The artist reflects:
I was halfway through my work towards a new exhibition. It was supposed to be about subjects that have always held my interests; how my inner twelve-year-old is still at work, behind layers of experience from adult life, and how my painting practice is most at home in the gap between biography and fiction. I had read something by the author Per Petterson, about retaining one’s inner savage Viking. The wild character from childhood games who would not respond to the dinner bell when evening falls but would remain in the deep forests. Because, what most would call reality is no match for the joy of play and imagination.

But then Death came, in the shape of a raging gland in my fathers’ abdomen. Overnight he changed from a self-deprecating grin to a desperate howl of pain and fear. I sat by his sickbed, shaken by the horror of this absolute reality. No inner storybook Viking to be found here, proudly sitting on a mountain top, waiting to be summoned to Valhalla. No words of comforting wisdom from the deathbed, no resolving of unresolved matters. Just the sudden, insane collapse. A dream from which he could not wake.

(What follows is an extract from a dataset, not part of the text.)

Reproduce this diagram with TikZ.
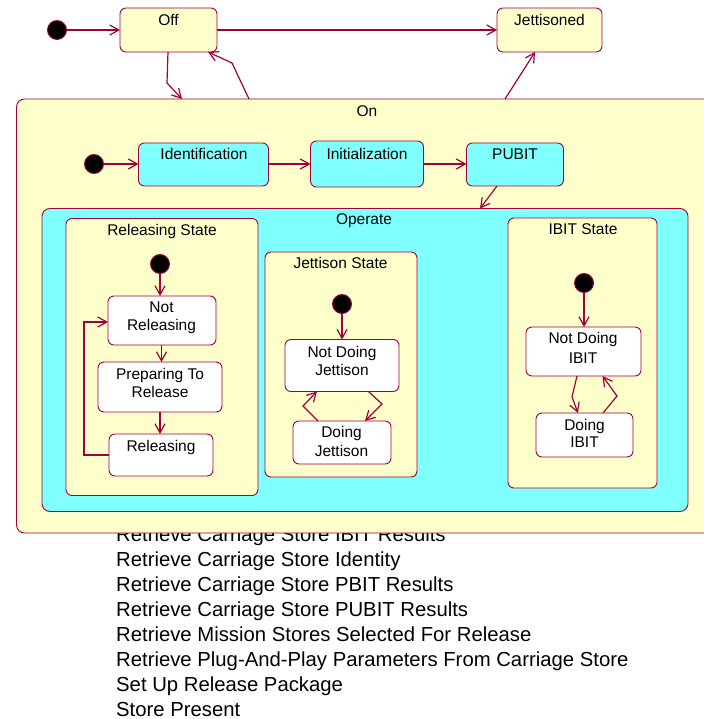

I drew. Dozens of unprecise drawings without lifting my eyes from this wreck of a man in front of me. To comfort myself. Blind contour. And I knew If I didn’t get this right, if my show did not reflect this overwhelming experience, my work would be fraudulent. My inner viking would be a cowardly escapist and the paintings would be sweet nostalgia. I had to postpone. Håkon Bleken painted his father’s “lit de parade”, a painting hard to look at but even harder to look away from. I wanted to paint my father in free fall between this world and nothing. I wanted to paint a beautiful image of the grotesque and frightening, and I wanted every brushstroke to be an act of comfort. For the man and for the image itself. It took the months it required.
I had wanted this to be an exhibition about the exuberant and life affirming. And partly it is. Halfway at least. The rest is absence. A blind contour.